Les philosophes canadiens…
Ecrit par: Zogu
Le saviez-vous? Il arrive que les canadiens, profitant du haut taux d’alphabétisation, de l’accès universel à l’éducation et de la liberté de pensée du pays… PENSENT, justement! Eh oui, le Canada a produit au XXe et maintenant au XXIe siècle, de remarquables cerveaux truffés de non moins remarquables idées.
Ça vous en bouche un coin?
Alors voici, pour amorcer une petite discussion sur les grands penseurs canadiens, un auteur que j’affectionne grandement et deux de ses oeuvres.
CHARLES TAYLOR:
1. « GRANDEUR ET MISÈRE DE LA MODERNITÉ (THE MALAISE OF MODERNITY) »
2. « LES SOURCES DU MOI (SOURCES OF SELF) »
La philosophie de Charles Taylor s’oriente autour de quatre thèmes majeurs:
– trouver un sens à la morale et aux systèmes moraux (systèmes de croyances)
– interpréter la notion d’individualité
– rationaliser les mécanismes de la politique
– comprendre la notion de connaissance (absolue, relative)
C’est un programme très ambitieux, et pourtant il y arrive de manière magistrale dans « Sources of self ». Tout en expliquant le glissement de la morale universelle vers la morale personnelle, au cours des deux derniers millénaires, Taylor explore les structures sociales, l’émergence de la notion du « SELF » (l’identitié, la personne par opposition à la masse) et les conséquences de ces changements sur la morale, la tolérance, etc.
Dans Grandeur et misère de la modernité, Taylor s’attaque à quatre dérapages modernes (et même contemporains):
– la pensée instrumentale : ou le fait de tout calculer froidement, y compris la vie ou la santé des gens; de considérer les employés comme des « ressources » humaines (du mobilier, quoi!)
– le relativisme moral : ou l’approche sans colonne vertébrale qui consiste à affirmer que tout se vaut, que nous devons tout accepter comme moralement égal (ex: l’excision, une pratique traditionnelle) ou inéluctable (ex: la glissée vers la sexualisation des enfants)

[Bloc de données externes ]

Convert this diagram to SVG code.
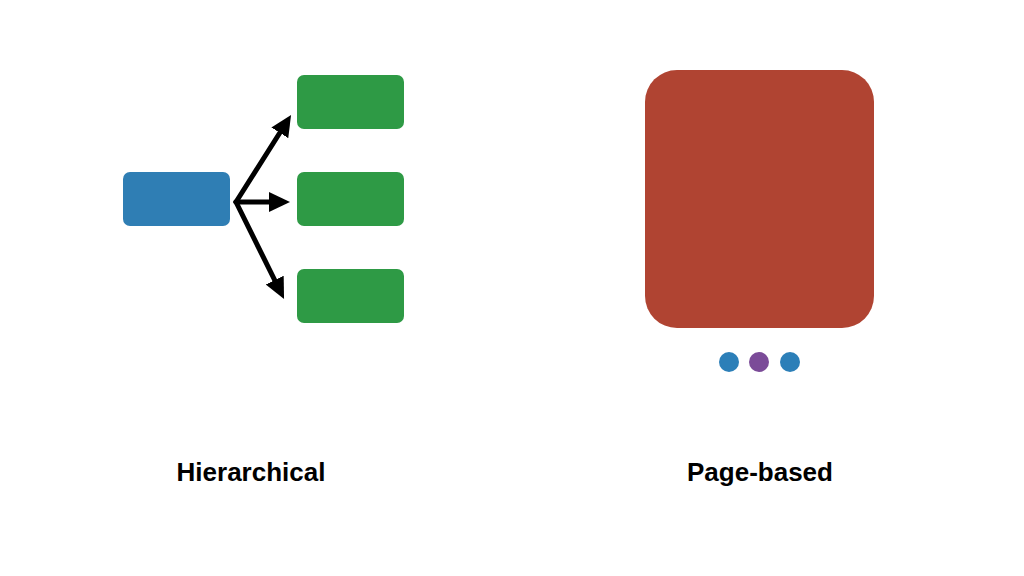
<svg xmlns="http://www.w3.org/2000/svg" width="1024" height="576" viewBox="0 0 1024 576">
<defs>
<style>
.lbl{font-family:"Liberation Sans",Arial,sans-serif;font-weight:bold;font-size:26px;fill:#000;text-anchor:middle}
.green{fill:#2E9A45}
.conn{stroke:#000;stroke-width:5;fill:none;stroke-linecap:round}
</style>
<marker id="ah" markerUnits="userSpaceOnUse" markerWidth="22" markerHeight="22" refX="11" refY="10" orient="auto" viewBox="0 0 22 22">
<path d="M0,0 L21,10 L0,20 Z" fill="#000"/>
</marker>
</defs>
<rect width="1024" height="576" fill="#fff"/>
<g id="root-node"><rect x="123" y="172" width="107" height="54" rx="7" fill="#2F7EB4"/></g>
<g id="child-1"><rect class="green" x="297" y="75" width="107" height="54" rx="7"/></g>
<g id="child-2"><rect class="green" x="297" y="172" width="107" height="54" rx="7"/></g>
<g id="child-3"><rect class="green" x="297" y="269" width="107" height="54" rx="7"/></g>
<g id="connectors">
<line class="conn" x1="236" y1="202" x2="285.7" y2="123.5" marker-end="url(#ah)"/>
<line class="conn" x1="236" y1="202" x2="280" y2="202" marker-end="url(#ah)"/>
<line class="conn" x1="236" y1="202" x2="279.6" y2="290" marker-end="url(#ah)"/>
</g>
<g id="page"><rect x="645" y="70" width="229" height="258" rx="32" fill="#B04432"/></g>
<g id="dots">
<circle cx="729" cy="362" r="10" fill="#2C7FB8"/>
<circle cx="759" cy="362" r="10" fill="#7B4B98"/>
<circle cx="790" cy="362" r="10" fill="#2C7FB8"/>
</g>
<g id="label-hierarchical"><text class="lbl" x="251" y="481">Hierarchical</text></g>
<g id="label-page"><text class="lbl" x="760" y="481">Page-based</text></g>
</svg>
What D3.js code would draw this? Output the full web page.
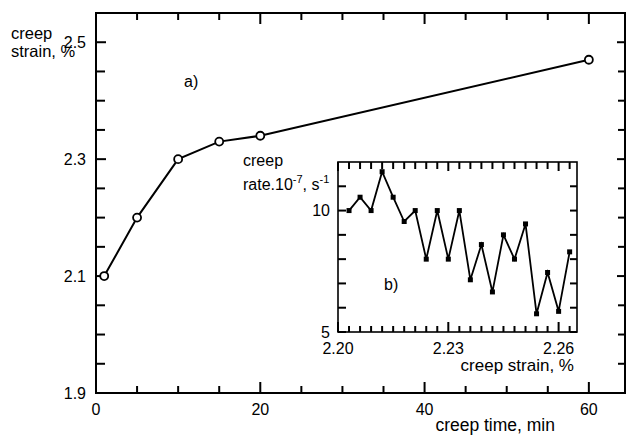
<!DOCTYPE html>
<html><head><meta charset="utf-8">
<script src="https://cdn.jsdelivr.net/npm/d3@7"></script>
<style>
html,body{margin:0;padding:0;background:#fff;}
text{font-family:"Liberation Sans",Arial,Helvetica,sans-serif;fill:#000;}
</style></head>
<body><svg id="c" width="630" height="437"></svg>
<script>
// ---- data ----
const timeMin = [1, 5, 10, 15, 20, 60];
const strainPct = [2.10, 2.20, 2.30, 2.33, 2.34, 2.47];
const insetStrain = [2.203, 2.206, 2.209, 2.212, 2.215, 2.218, 2.221, 2.224, 2.227, 2.230, 2.233,
                     2.236, 2.239, 2.242, 2.245, 2.248, 2.251, 2.254, 2.257, 2.260, 2.263];
const insetRate = [10.0, 10.55, 10.0, 11.6, 10.55, 9.55, 10.0, 8.0, 10.0, 8.0, 10.0,
                   7.15, 8.6, 6.65, 9.0, 8.0, 9.45, 5.75, 7.45, 5.85, 8.3];
const mainXTicks = [0, 20, 40, 60];
const mainXMinor = [5, 10, 15, 25, 30, 35, 45, 50, 55];
const mainYTicks = [1.9, 2.1, 2.3, 2.5];
const mainYMinor = [1.95, 2.0, 2.05, 2.15, 2.2, 2.25, 2.35, 2.4, 2.45];
const insetXTicks = [2.20, 2.23, 2.26];
const insetXMinor = [2.203,2.206,2.209,2.212,2.215,2.218,2.221,2.224,2.227,2.233,2.236,2.239,2.242,2.245,2.248,2.251,2.254,2.257,2.263];
const insetYTicks = [5, 10];
const insetYMinor = [6, 7, 8, 9, 11];

const svg = d3.select("#c");
svg.append("rect").attr("width",630).attr("height",437).attr("fill","#fff");
const TICK = "#000";

function vTicks(scale, vals, y0, y1, sw) {
  svg.append("g").selectAll("line").data(vals).enter().append("line")
    .attr("x1", d => scale(d)).attr("x2", d => scale(d))
    .attr("y1", y0).attr("y2", y1)
    .attr("stroke", TICK).attr("stroke-width", sw);
}
function hTicks(scale, vals, x0, x1, sw) {
  svg.append("g").selectAll("line").data(vals).enter().append("line")
    .attr("y1", d => scale(d)).attr("y2", d => scale(d))
    .attr("x1", x0).attr("x2", x1)
    .attr("stroke", TICK).attr("stroke-width", sw);
}
function xLabels(scale, vals, yy, fmt, fs) {
  svg.append("g").selectAll("text").data(vals).enter().append("text")
    .attr("x", d => scale(d)).attr("y", yy).attr("text-anchor","middle")
    .style("font-size", fs + "px").text(fmt);
}
function yLabels(scale, vals, xx, fmt, fs) {
  svg.append("g").selectAll("text").data(vals).enter().append("text")
    .attr("x", xx).attr("y", d => scale(d)).attr("dy","0.36em").attr("text-anchor","end")
    .style("font-size", fs + "px").text(fmt);
}

const M = {l:96, r:625, t:13, b:393};
const x = d3.scaleLinear().domain([0, 64.4]).range([M.l, M.r]);
const y = d3.scaleLinear().domain([1.9, 2.55]).range([M.b, M.t]);

vTicks(x, mainXTicks, M.b, M.b - 11, 2);
vTicks(x, mainXMinor, M.b, M.b - 7, 2);
vTicks(x, mainXTicks, M.t, M.t + 11, 2);
vTicks(x, mainXMinor, M.t, M.t + 7, 2);
hTicks(y, mainYTicks, M.l, M.l + 10, 2);
hTicks(y, mainYMinor, M.l, M.l + 9, 2);
hTicks(y, mainYTicks, M.r, M.r - 8, 2);
hTicks(y, mainYMinor, M.r, M.r - 7, 2);
xLabels(x, mainXTicks, 415, d3.format("d"), 16);
yLabels(y, mainYTicks, 86, d3.format(".1f"), 16);

svg.append("rect").attr("x",M.l).attr("y",M.t).attr("width",M.r-M.l).attr("height",M.b-M.t)
  .attr("fill","none").attr("stroke","#000").attr("stroke-width",2);

const mainPts = timeMin.map((t,i)=>[t, strainPct[i]]);
svg.append("path").datum(mainPts)
  .attr("d", d3.line().x(d=>x(d[0])).y(d=>y(d[1])))
  .attr("fill","none").attr("stroke","#000").attr("stroke-width",2);
svg.append("g").selectAll("circle").data(mainPts).enter().append("circle")
  .attr("cx",d=>x(d[0])).attr("cy",d=>y(d[1])).attr("r",4)
  .attr("fill","#fff").attr("stroke","#000").attr("stroke-width",1.8);

svg.append("text").attr("x",11).attr("y",39).style("font-size","16.5px").text("creep");
svg.append("text").attr("x",11).attr("y",57).style("font-size","16.5px").text("strain, %");
svg.append("text").attr("x",555).attr("y",431).attr("text-anchor","end").style("font-size","17.5px").text("creep time, min");
svg.append("text").attr("x",184).attr("y",87).style("font-size","16px").text("a)");

const I = {l:338, r:577, t:162, b:332};
const xi = d3.scaleLinear().domain([2.20, 2.265]).range([I.l, I.r]);
const yi = d3.scaleLinear().domain([5, 12]).range([I.b, I.t]);
svg.append("rect").attr("x",I.l).attr("y",I.t).attr("width",I.r-I.l).attr("height",I.b-I.t)
  .attr("fill","#fff").attr("stroke","none");

vTicks(xi, insetXTicks, I.b, I.b - 10, 2);
vTicks(xi, insetXMinor, I.b, I.b - 6, 2);
vTicks(xi, insetXTicks, I.t, I.t + 9, 2);
vTicks(xi, insetXMinor, I.t, I.t + 7, 2);
hTicks(yi, insetYTicks, I.l, I.l + 8, 2);
hTicks(yi, insetYMinor, I.l, I.l + 8, 2);
hTicks(yi, insetYTicks, I.r, I.r - 7, 2);
hTicks(yi, insetYMinor, I.r, I.r - 7, 2);
xLabels(xi, insetXTicks, 354, d3.format(".2f"), 16);
yLabels(yi, insetYTicks, 330, d3.format("d"), 16);

svg.append("rect").attr("x",I.l).attr("y",I.t).attr("width",I.r-I.l).attr("height",I.b-I.t)
  .attr("fill","none").attr("stroke","#000").attr("stroke-width",1.6);

const insetPts = insetStrain.map((s,i)=>[s, insetRate[i]]);
svg.append("path").datum(insetPts)
  .attr("d", d3.line().x(d=>xi(d[0])).y(d=>yi(d[1])))
  .attr("fill","none").attr("stroke","#000").attr("stroke-width",1.8);
svg.append("g").selectAll("rect").data(insetPts).enter().append("rect")
  .attr("x",d=>xi(d[0])-2.5).attr("y",d=>yi(d[1])-2.5).attr("width",5).attr("height",5)
  .attr("fill","#000");

svg.append("text").attr("x",243).attr("y",166).style("font-size","16px").text("creep");
const rt = svg.append("text").attr("x",243).attr("y",190).style("font-size","16px");
rt.append("tspan").text("rate.10");
rt.append("tspan").attr("dy",-7).style("font-size","11px").text("-7");
rt.append("tspan").attr("dy",7).text(", s");
rt.append("tspan").attr("dy",-7).style("font-size","11px").text("-1");
svg.append("text").attr("x",574).attr("y",371).attr("text-anchor","end").style("font-size","17px").text("creep strain, %");
svg.append("text").attr("x",384).attr("y",290).style("font-size","16px").text("b)");
</script></body></html>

– la morale individualiste : ou pourquoi le fait de « s’accomplir » ne rend pas le monde meilleur et pourquoi une oeuvre d’art « selon mon propre style à moi » ne la rend pas obligatoirement bonne; pourquoi tout système moral ne peut pas être strictement personnel mais doit être partagé et propagé afin de le valider et de le mettre en oeuvre
– le culte de l’authenticité : ou le fait de toujours désirer des gens « authentiques » (ex: vedette qui se lance en politique), des situations « authentiques » (ex: télé-réalité)… et pourquoi tout le monde se fait manipuler par cette valeur absurde, puisque ceux qui y ont le plus de succès sont les moins « authentiques », les meilleurs menteurs
Ce livre a été une oeuvre visionnaire puisque nous avons vu ces phénomènes prendre de l’empleur pendant les années 90; le livre demeure d’une grande actualité, puisqu’il permet de mettre un nom sur certains dérapages politiques, culturels ou sociaux, et d’expliquer pourquoi ils causent un malaise chez ceux qui y font face.
Note: Pendant le Référendum de 1995, c’est Charles Taylor qui faisait les commentaires politiques à la CBC; il avait été désigné comme la personne la plus neutre et la plus lucide au pays, bref, apte à faire une bonne analyse de la situation.
J’ajouterais que j’ai longtemps rêvé de rencontrer deux grand hommes: René Char et Charles Taylor. Je ne les ai jamais rencontrés, puisque l’un est mort et l’autre fait peu de sorties publiques maintenant… mais j’ai eu la chance de rencontrer un écrivain qui a connu les deux! Alors ça compense un tout petit peu.